Retype the whole listing verbatim and keep the pictures out of it.

[Start of Material provided]

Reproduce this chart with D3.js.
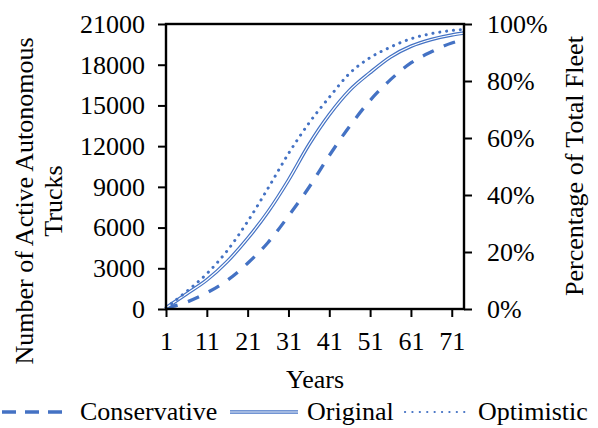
<!DOCTYPE html>
<html>
<head>
<meta charset="utf-8">
<script src="https://cdn.jsdelivr.net/npm/d3@7"></script>
<style>
  body { margin: 0; background: #fff; }
  text { font-family: "Liberation Serif", "Times New Roman", serif; fill: #000; }
</style>
</head>
<body>
<svg id="chart" width="598" height="428"></svg>
<script>
// Adoption scenarios: active autonomous trucks by year
const years        = [1, 6, 11, 16, 21, 26, 31, 36, 41, 46, 51, 56, 61, 66, 71, 74];
const conservative = [50, 500, 1190, 2110, 3370, 4900, 6850, 8950, 11310, 13470, 15370, 16900, 18130, 18950, 19600, 19850];
const original     = [100, 1110, 2140, 3500, 5200, 7170, 9500, 12100, 14320, 16120, 17420, 18570, 19360, 19860, 20190, 20330];
const optimistic   = [100, 1280, 2600, 4300, 6450, 8900, 11450, 13690, 15600, 17370, 18520, 19300, 19910, 20290, 20520, 20600];

const countTicks   = [0, 3000, 6000, 9000, 12000, 15000, 18000, 21000];
const percentTicks = [0, 0.2, 0.4, 0.6, 0.8, 1.0];
const yearTicks    = [1, 11, 21, 31, 41, 51, 61, 71];

const seriesNames = ["Conservative", "Original", "Optimistic"];

const BLUE = "#4472C4";
const FONT = 26;

const svg = d3.select("#chart");
const plot = { left: 166, right: 464, top: 24, bottom: 309 };

const x = d3.scaleLinear().domain([1, 74]).range([plot.left, plot.right]);
const y = d3.scaleLinear().domain([0, 21000]).range([plot.bottom, plot.top]);
const yPct = d3.scaleLinear().domain([0, 1]).range([plot.bottom, plot.top]);

const line = d3.line()
  .x(d => x(d[0]))
  .y(d => y(d[1]))
  .curve(d3.curveMonotoneX);

const pts = arr => years.map((yr, i) => [yr, arr[i]]);

// Axes
const styleAxis = g => {
  g.select(".domain").remove();
  g.selectAll(".tick line").attr("stroke", "#000").attr("stroke-width", 2);
  g.selectAll(".tick text").attr("font-size", FONT).attr("fill", "#000")
    .style("font-family", '"Liberation Serif", "Times New Roman", serif');
};

svg.append("g")
  .attr("transform", `translate(${plot.left},0)`)
  .call(d3.axisLeft(y).tickValues(countTicks).tickFormat(d3.format("d")).tickSize(8).tickPadding(13))
  .call(styleAxis);

svg.append("g")
  .attr("transform", `translate(${plot.right},0)`)
  .call(d3.axisRight(yPct).tickValues(percentTicks).tickFormat(d3.format(".0%")).tickSize(8).tickPadding(15))
  .call(styleAxis);

svg.append("g")
  .attr("transform", `translate(0,${plot.bottom})`)
  .call(d3.axisBottom(x).tickValues(yearTicks).tickFormat(d3.format("d")).tickSize(8))
  .call(styleAxis)
  .call(g => g.selectAll(".tick text").attr("y", 41).attr("dy", null));

// Series lines
const gLines = svg.append("g");
gLines.append("path")
  .attr("d", line(pts(conservative)))
  .attr("fill", "none").attr("stroke", BLUE).attr("stroke-width", 3.3)
  .attr("stroke-dasharray", "12,11");
gLines.append("path")
  .attr("d", line(pts(original)))
  .attr("fill", "none").attr("stroke", BLUE).attr("stroke-width", 3.6);
gLines.append("path")
  .attr("d", line(pts(original)))
  .attr("fill", "none").attr("stroke", "#fff").attr("stroke-width", 1.2);
gLines.append("path")
  .attr("d", line(pts(optimistic)))
  .attr("fill", "none").attr("stroke", BLUE).attr("stroke-width", 3)
  .attr("stroke-linecap", "round").attr("stroke-dasharray", "0.1,6.8");

// Plot border
svg.append("rect")
  .attr("x", plot.left).attr("y", plot.top)
  .attr("width", plot.right - plot.left).attr("height", plot.bottom - plot.top)
  .attr("fill", "none").attr("stroke", "#000").attr("stroke-width", 2.4);

// Axis titles
svg.append("text")
  .attr("transform", "translate(33,201) rotate(-90)")
  .attr("text-anchor", "middle").attr("font-size", FONT)
  .text("Number of Active Autonomous");
svg.append("text")
  .attr("transform", "translate(62,201) rotate(-90)")
  .attr("text-anchor", "middle").attr("font-size", FONT)
  .text("Trucks");
svg.append("text")
  .attr("transform", "translate(583,166) rotate(-90)")
  .attr("text-anchor", "middle").attr("font-size", FONT)
  .text("Percentage of Total Fleet");
svg.append("text")
  .attr("x", (plot.left + plot.right) / 2).attr("y", 388)
  .attr("text-anchor", "middle").attr("font-size", FONT)
  .text("Years");

// Legend
const legY = 412;
const legend = svg.append("g");
const items = [
  { name: seriesNames[0], x0: 0,   x1: 62,  tx: 80 },
  { name: seriesNames[1], x0: 230, x1: 298, tx: 307 },
  { name: seriesNames[2], x0: 402, x1: 468, tx: 478 }
];
legend.append("line")
  .attr("x1", items[0].x0 + 2).attr("x2", items[0].x1).attr("y1", legY).attr("y2", legY)
  .attr("stroke", BLUE).attr("stroke-width", 3.3).attr("stroke-dasharray", "14,9");
legend.append("line")
  .attr("x1", items[1].x0).attr("x2", items[1].x1).attr("y1", legY).attr("y2", legY)
  .attr("stroke", BLUE).attr("stroke-width", 3.6);
legend.append("line")
  .attr("x1", items[1].x0).attr("x2", items[1].x1).attr("y1", legY).attr("y2", legY)
  .attr("stroke", "#fff").attr("stroke-width", 1.2);
legend.append("line")
  .attr("x1", items[2].x0 + 3).attr("x2", items[2].x1).attr("y1", legY).attr("y2", legY)
  .attr("stroke", BLUE).attr("stroke-width", 2.2)
  .attr("stroke-linecap", "round").attr("stroke-dasharray", "0.1,7.3");
legend.selectAll("text.leg").data(items).join("text")
  .attr("class", "leg")
  .attr("x", d => d.tx).attr("y", legY + 8)
  .attr("font-size", FONT)
  .text(d => d.name);
</script>
</body>
</html>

[End of Material provided]

**Reply to the exercise**
Reproduce this chart with D3.js.
<!DOCTYPE html>
<html>
<head>
<meta charset="utf-8">
<script src="https://cdn.jsdelivr.net/npm/d3@7"></script>
<style>
  body { margin: 0; background: #fff; }
  text { font-family: "Liberation Serif", "Times New Roman", serif; fill: #000; }
</style>
</head>
<body>
<svg id="chart" width="598" height="428"></svg>
<script>
// Adoption scenarios: active autonomous trucks by year
const years        = [1, 6, 11, 16, 21, 26, 31, 36, 41, 46, 51, 56, 61, 66, 71, 74];
const conservative = [50, 500, 1190, 2110, 3370, 4900, 6850, 8950, 11310, 13470, 15370, 16900, 18130, 18950, 19600, 19850];
const original     = [100, 1110, 2140, 3500, 5200, 7170, 9500, 12100, 14320, 16120, 17420, 18570, 19360, 19860, 20190, 20330];
const optimistic   = [100, 1280, 2600, 4300, 6450, 8900, 11450, 13690, 15600, 17370, 18520, 19300, 19910, 20290, 20520, 20600];

const countTicks   = [0, 3000, 6000, 9000, 12000, 15000, 18000, 21000];
const percentTicks = [0, 0.2, 0.4, 0.6, 0.8, 1.0];
const yearTicks    = [1, 11, 21, 31, 41, 51, 61, 71];

const seriesNames = ["Conservative", "Original", "Optimistic"];

const BLUE = "#4472C4";
const FONT = 26;

const svg = d3.select("#chart");
const plot = { left: 166, right: 464, top: 24, bottom: 309 };

const x = d3.scaleLinear().domain([1, 74]).range([plot.left, plot.right]);
const y = d3.scaleLinear().domain([0, 21000]).range([plot.bottom, plot.top]);
const yPct = d3.scaleLinear().domain([0, 1]).range([plot.bottom, plot.top]);

const line = d3.line()
  .x(d => x(d[0]))
  .y(d => y(d[1]))
  .curve(d3.curveMonotoneX);

const pts = arr => years.map((yr, i) => [yr, arr[i]]);

// Axes
const styleAxis = g => {
  g.select(".domain").remove();
  g.selectAll(".tick line").attr("stroke", "#000").attr("stroke-width", 2);
  g.selectAll(".tick text").attr("font-size", FONT).attr("fill", "#000")
    .style("font-family", '"Liberation Serif", "Times New Roman", serif');
};

svg.append("g")
  .attr("transform", `translate(${plot.left},0)`)
  .call(d3.axisLeft(y).tickValues(countTicks).tickFormat(d3.format("d")).tickSize(8).tickPadding(13))
  .call(styleAxis);

svg.append("g")
  .attr("transform", `translate(${plot.right},0)`)
  .call(d3.axisRight(yPct).tickValues(percentTicks).tickFormat(d3.format(".0%")).tickSize(8).tickPadding(15))
  .call(styleAxis);

svg.append("g")
  .attr("transform", `translate(0,${plot.bottom})`)
  .call(d3.axisBottom(x).tickValues(yearTicks).tickFormat(d3.format("d")).tickSize(8))
  .call(styleAxis)
  .call(g => g.selectAll(".tick text").attr("y", 41).attr("dy", null));

// Series lines
const gLines = svg.append("g");
gLines.append("path")
  .attr("d", line(pts(conservative)))
  .attr("fill", "none").attr("stroke", BLUE).attr("stroke-width", 3.3)
  .attr("stroke-dasharray", "12,11");
gLines.append("path")
  .attr("d", line(pts(original)))
  .attr("fill", "none").attr("stroke", BLUE).attr("stroke-width", 3.6);
gLines.append("path")
  .attr("d", line(pts(original)))
  .attr("fill", "none").attr("stroke", "#fff").attr("stroke-width", 1.2);
gLines.append("path")
  .attr("d", line(pts(optimistic)))
  .attr("fill", "none").attr("stroke", BLUE).attr("stroke-width", 3)
  .attr("stroke-linecap", "round").attr("stroke-dasharray", "0.1,6.8");

// Plot border
svg.append("rect")
  .attr("x", plot.left).attr("y", plot.top)
  .attr("width", plot.right - plot.left).attr("height", plot.bottom - plot.top)
  .attr("fill", "none").attr("stroke", "#000").attr("stroke-width", 2.4);

// Axis titles
svg.append("text")
  .attr("transform", "translate(33,201) rotate(-90)")
  .attr("text-anchor", "middle").attr("font-size", FONT)
  .text("Number of Active Autonomous");
svg.append("text")
  .attr("transform", "translate(62,201) rotate(-90)")
  .attr("text-anchor", "middle").attr("font-size", FONT)
  .text("Trucks");
svg.append("text")
  .attr("transform", "translate(583,166) rotate(-90)")
  .attr("text-anchor", "middle").attr("font-size", FONT)
  .text("Percentage of Total Fleet");
svg.append("text")
  .attr("x", (plot.left + plot.right) / 2).attr("y", 388)
  .attr("text-anchor", "middle").attr("font-size", FONT)
  .text("Years");

// Legend
const legY = 412;
const legend = svg.append("g");
const items = [
  { name: seriesNames[0], x0: 0,   x1: 62,  tx: 80 },
  { name: seriesNames[1], x0: 230, x1: 298, tx: 307 },
  { name: seriesNames[2], x0: 402, x1: 468, tx: 478 }
];
legend.append("line")
  .attr("x1", items[0].x0 + 2).attr("x2", items[0].x1).attr("y1", legY).attr("y2", legY)
  .attr("stroke", BLUE).attr("stroke-width", 3.3).attr("stroke-dasharray", "14,9");
legend.append("line")
  .attr("x1", items[1].x0).attr("x2", items[1].x1).attr("y1", legY).attr("y2", legY)
  .attr("stroke", BLUE).attr("stroke-width", 3.6);
legend.append("line")
  .attr("x1", items[1].x0).attr("x2", items[1].x1).attr("y1", legY).attr("y2", legY)
  .attr("stroke", "#fff").attr("stroke-width", 1.2);
legend.append("line")
  .attr("x1", items[2].x0 + 3).attr("x2", items[2].x1).attr("y1", legY).attr("y2", legY)
  .attr("stroke", BLUE).attr("stroke-width", 2.2)
  .attr("stroke-linecap", "round").attr("stroke-dasharray", "0.1,7.3");
legend.selectAll("text.leg").data(items).join("text")
  .attr("class", "leg")
  .attr("x", d => d.tx).attr("y", legY + 8)
  .attr("font-size", FONT)
  .text(d => d.name);
</script>
</body>
</html>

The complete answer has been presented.